In this stunning collection, Joy Harjo finds blessings in the abundance of her homeland and confronts the site where the Mvskoke people, including her own ancestors, were forcibly displaced. From her memory of her mother’s death, to her beginnings in the Native rights movement, to the fresh road with her beloved, Harjo’s personal life intertwines with tribal histories to create a space for renewed beginnings.
PUBLISHERS WEEKLY
Newly named poet laureate and Ruth Lilly prize winner Harjo (Conflict Resolution for Holy Beings) intertwines verse with prose vignettes, oral histories, and flash memoirs in this expressive and generous book. In a fable about the origins of the saxophone that "made a rip in the sky," she writes: "Musicians are musicians, no trick will get by./ You either have it, or want it/ Nothing else will fly." Harjo exhibits this gift in the tight choreography of these pages, evoking the music of her Muskogee ancestors who were among the native peoples forcibly relocated by Andrew Jackson's Indian Removal Act of 1830. Music is "a sack that carries the bones of those left alongside/ The trail of tears," she writes.
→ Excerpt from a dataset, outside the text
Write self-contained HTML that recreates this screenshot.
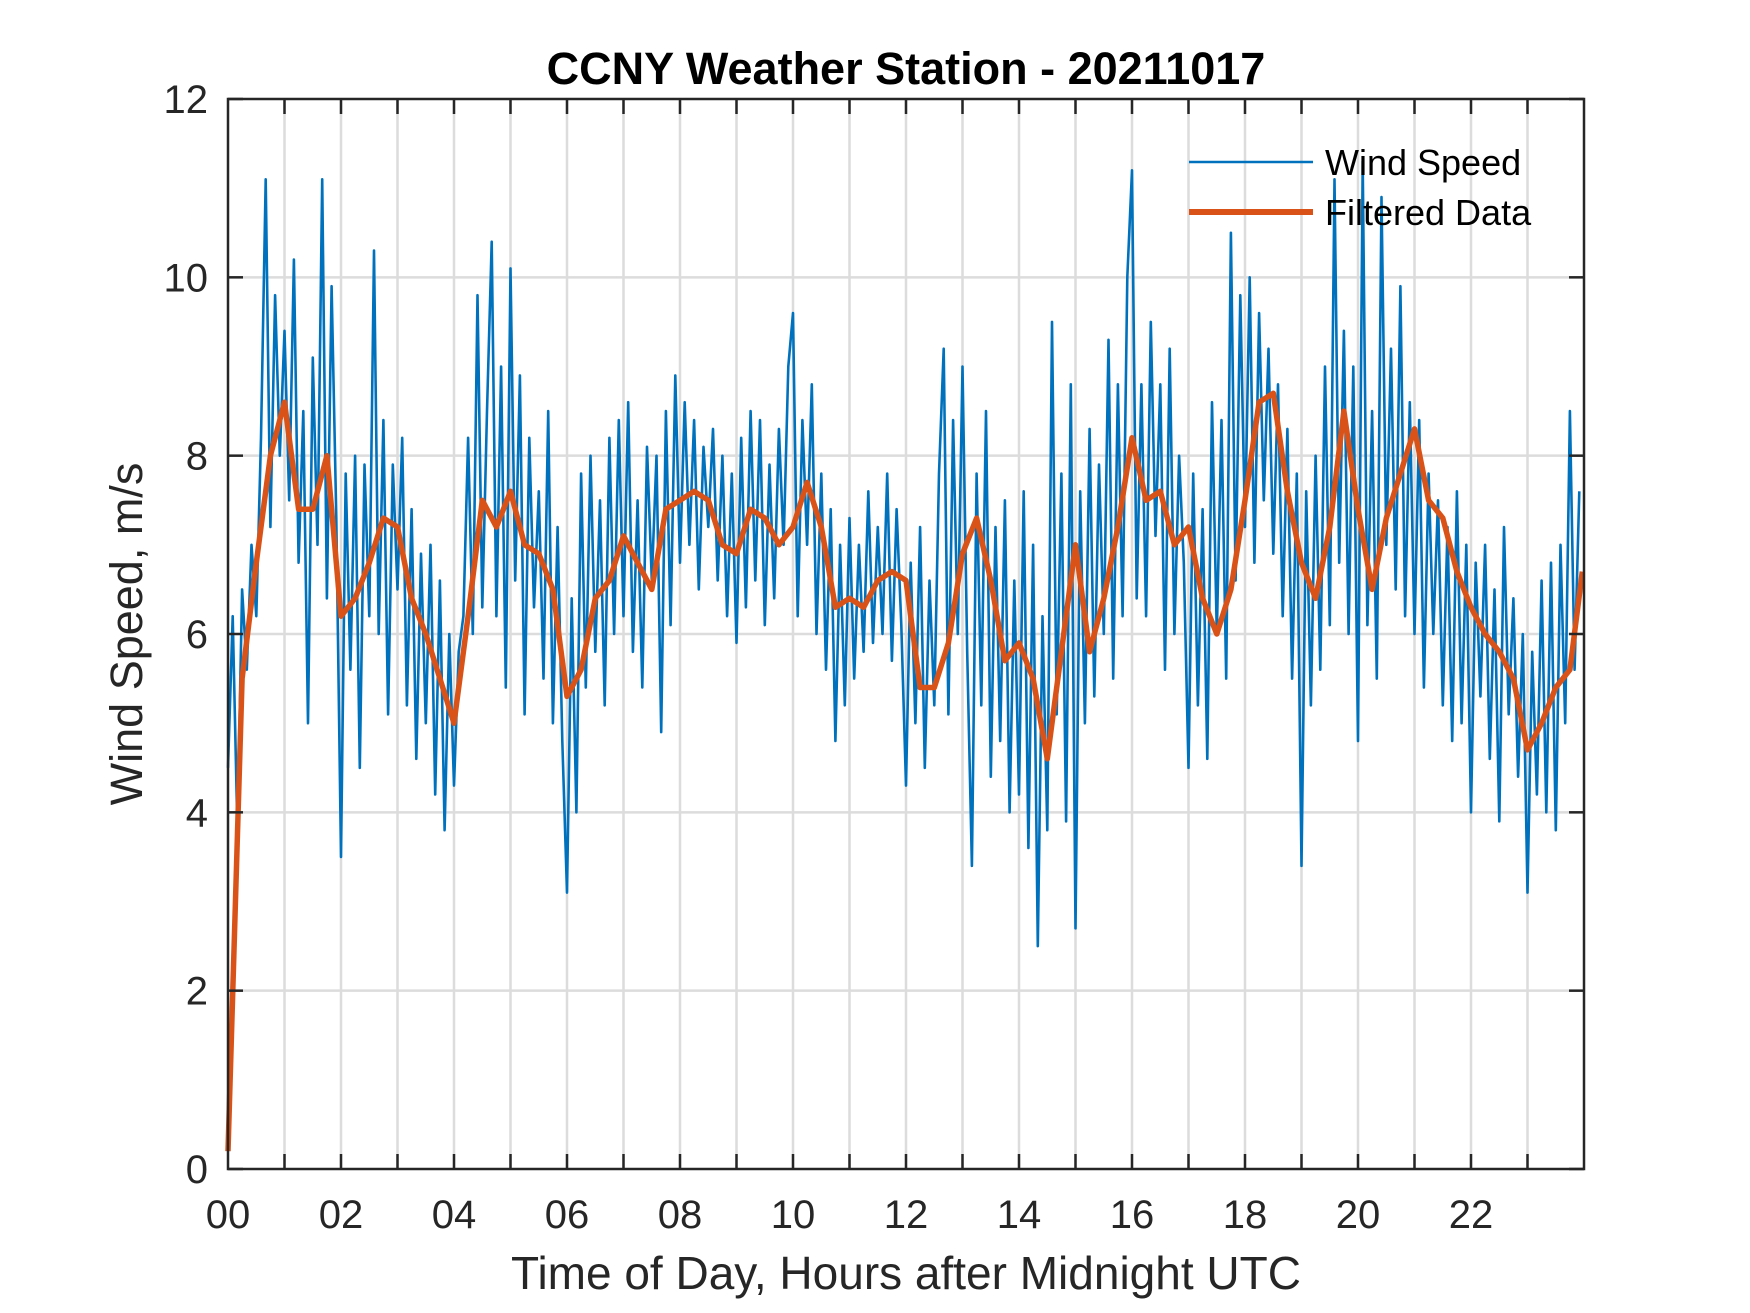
<!DOCTYPE html>
<html><head><meta charset="utf-8"><style>
html,body{margin:0;padding:0;background:#fff;}
svg{display:block;font-family:"Liberation Sans",Arial,sans-serif;}
</style></head><body>
<svg id="chart" width="1750" height="1313" viewBox="0 0 1750 1313" xmlns="http://www.w3.org/2000/svg">
<rect width="1750" height="1313" fill="#fff"/>
<g id="grid"></g>
<g id="series"></g>
<g id="axes"></g>
<text x="906" y="84" text-anchor="middle" font-size="45" font-weight="bold" fill="#000">CCNY Weather Station - 20211017</text>
<text x="906" y="1289" text-anchor="middle" font-size="46" fill="#262626">Time of Day, Hours after Midnight UTC</text>
<text transform="translate(142,634) rotate(-90)" text-anchor="middle" font-size="45" fill="#262626">Wind Speed, m/s</text>
<g>
<g>
<line x1="1189" y1="162" x2="1313" y2="162" stroke="#0072BD" stroke-width="2.5"/>
<text x="1325" y="175" font-size="36" fill="#000">Wind Speed</text>
</g>
<g>
<line x1="1189" y1="212" x2="1313" y2="212" stroke="#D95319" stroke-width="6"/>
<text x="1325" y="225" font-size="36" fill="#000">Filtered Data</text>
</g>
</g>
</svg>
<script>
const xTickLabels = ["00","02","04","06","08","10","12","14","16","18","20","22"];
const yTickValues = [0,2,4,6,8,10,12];
// wind speed, 5-minute samples (hours = i/12)
const windSpeed = [
4.5,6.2,3.8,6.5,5.6,7.0,6.2,8.2,11.1,7.2,9.8,8.0,
9.4,7.5,10.2,6.8,8.5,5.0,9.1,7.0,11.1,6.4,9.9,7.3,
3.5,7.8,5.6,8.0,4.5,7.9,6.2,10.3,6.0,8.4,5.1,7.9,
6.5,8.2,5.2,7.4,4.6,6.9,5.0,7.0,4.2,6.6,3.8,6.0,
4.3,5.8,6.2,8.2,6.0,9.8,6.3,8.5,10.4,6.2,9.0,5.4,
10.1,6.6,8.9,5.1,8.2,6.3,7.6,5.5,8.5,5.0,7.2,4.8,
3.1,6.4,4.0,7.8,5.4,8.0,5.8,7.5,5.2,8.2,6.0,8.4,
6.2,8.6,5.8,7.5,5.4,8.1,6.6,8.0,4.9,8.5,6.1,8.9,
6.8,8.6,7.0,8.4,6.5,8.1,7.2,8.3,6.6,8.0,6.2,7.8,
5.9,8.2,6.3,8.5,6.6,8.4,6.1,7.9,6.4,8.3,7.0,9.0,
9.6,6.2,8.4,7.0,8.8,6.0,7.8,5.6,7.4,4.8,7.0,5.2,
7.3,5.5,7.0,5.8,7.6,5.9,7.2,6.0,7.8,5.7,7.4,6.1,
4.3,6.8,5.0,7.2,4.5,6.6,5.2,7.8,9.2,5.1,8.4,6.0,
9.0,5.8,3.4,7.8,5.2,8.5,4.4,7.2,4.8,7.5,4.0,6.6,
4.2,7.6,3.6,7.0,2.5,6.2,3.8,9.5,5.1,7.8,3.9,8.8,
2.7,7.6,5.0,8.3,5.3,7.9,6.0,9.3,5.5,8.8,6.2,10.0,
11.2,6.4,8.8,6.2,9.5,7.1,8.8,5.6,9.2,6.0,8.0,6.8,
4.5,7.8,5.2,7.4,4.6,8.6,6.0,8.4,5.5,10.5,6.6,9.8,
7.2,10.0,6.8,9.6,7.5,9.2,6.9,8.8,6.2,8.3,5.5,7.8,
3.4,7.6,5.2,8.0,5.6,9.0,6.1,11.1,6.8,9.4,6.0,9.0,
4.8,11.3,6.1,8.5,5.5,10.9,7.0,9.2,6.5,9.9,6.2,8.6,
6.0,8.4,5.4,7.8,6.0,7.5,5.2,7.2,4.8,7.6,5.0,7.0,
4.0,6.8,5.3,7.0,4.6,6.5,3.9,7.2,5.1,6.4,4.4,6.0,
3.1,5.8,4.2,6.6,4.0,6.8,3.8,7.0,5.0,8.5,5.6,7.6];
// filtered data, 15-minute samples (hours = i/4)
const filtered = [
0.2,5.5,6.8,8.0,8.6,7.4,7.4,8.0,6.2,6.4,6.8,7.3,7.2,6.4,6.0,5.5,
5.0,6.2,7.5,7.2,7.6,7.0,6.9,6.5,5.3,5.6,6.4,6.6,7.1,6.8,6.5,7.4,
7.5,7.6,7.5,7.0,6.9,7.4,7.3,7.0,7.2,7.7,7.2,6.3,6.4,6.3,6.6,6.7,
6.6,5.4,5.4,5.9,6.9,7.3,6.6,5.7,5.9,5.5,4.6,5.8,7.0,5.8,6.4,7.2,
8.2,7.5,7.6,7.0,7.2,6.4,6.0,6.5,7.5,8.6,8.7,7.6,6.8,6.4,7.2,8.5,
7.4,6.5,7.3,7.8,8.3,7.5,7.3,6.7,6.3,6.0,5.8,5.5,4.7,5.0,5.4,5.6,6.7];

const X0=228, X1=1584, Y0=1169, Y1=99;
const xScale = h => X0 + (h/24)*(X1-X0);
const yScale = v => Y0 - (v/12)*(Y0-Y1);
const NS="http://www.w3.org/2000/svg";
function mk(tag, attrs, parent){const e=document.createElementNS(NS,tag);for(const k in attrs)e.setAttribute(k,attrs[k]);parent.appendChild(e);return e;}
const grid=document.getElementById('grid'), series=document.getElementById('series'), axes=document.getElementById('axes');

for(let h=1;h<24;h++){
  const x=xScale(h);
  const g=mk('line',{x1:x,y1:Y1,x2:x,y2:Y0,stroke:'#dcdcdc','stroke-width':2.5},grid);
  
  
}
yTickValues.forEach(v=>{
  if(v===0||v===12) return;
  const y=yScale(v);
  const g=mk('line',{x1:X0,y1:y,x2:X1,y2:y,stroke:'#dcdcdc','stroke-width':2.5},grid);
  
  
});

const wp=windSpeed.map((v,i)=>xScale(i/12).toFixed(1)+','+yScale(v).toFixed(1)).join(' ');
const wl=mk('polyline',{points:wp,fill:'none',stroke:'#0072BD','stroke-width':2.6,'stroke-linejoin':'round'},series);


const fp=filtered.map((v,i)=>xScale(Math.min(i/4,23.97)).toFixed(1)+','+yScale(v).toFixed(1)).join(' ');
const fl=mk('polyline',{points:fp,fill:'none',stroke:'#D95319','stroke-width':5.5,'stroke-linejoin':'round'},series);



const box=mk('rect',{x:X0,y:Y1,width:X1-X0,height:Y0-Y1,fill:'none',stroke:'#262626','stroke-width':2.5},axes);


for(let h=1;h<24;h++){
  const x=xScale(h);
  const t1=mk('line',{x1:x,y1:Y0,x2:x,y2:Y0-15,stroke:'#262626','stroke-width':2.5},axes);
  
  
  const t2=mk('line',{x1:x,y1:Y1,x2:x,y2:Y1+15,stroke:'#262626','stroke-width':2.5},axes);
  
  
}
xTickLabels.forEach((lab,i)=>{
  const t=mk('text',{x:xScale(i*2),y:1228,'text-anchor':'middle','font-size':40,fill:'#262626'},axes);
  t.textContent=lab;
  
  
});
yTickValues.forEach(v=>{
  const y=yScale(v);
  const a=mk('line',{x1:X0,y1:y,x2:X0+15,y2:y,stroke:'#262626','stroke-width':2.5},axes);
  
  
  const b=mk('line',{x1:X1,y1:y,x2:X1-15,y2:y,stroke:'#262626','stroke-width':2.5},axes);
  
  
  const t=mk('text',{x:208,y:y+14,'text-anchor':'end','font-size':40,fill:'#262626'},axes);
  t.textContent=String(v);
  
  
});
</script>
</body></html>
Harjo offers poems of lament and praise, pleas for patience and calls to action: "In the fog of thin hope, I wander this sad world/ We've made with the enemy's words." Harjo invites the reader to consider the "many migrations stacked within sky memory," including, most immediately, "the indigenous peoples who are making their way up from the southern hemisphere." "Nothing is ever/ forgotten says the god of remembering," she writes in tones that will speak to readers who are ready to remember, or to learn anew.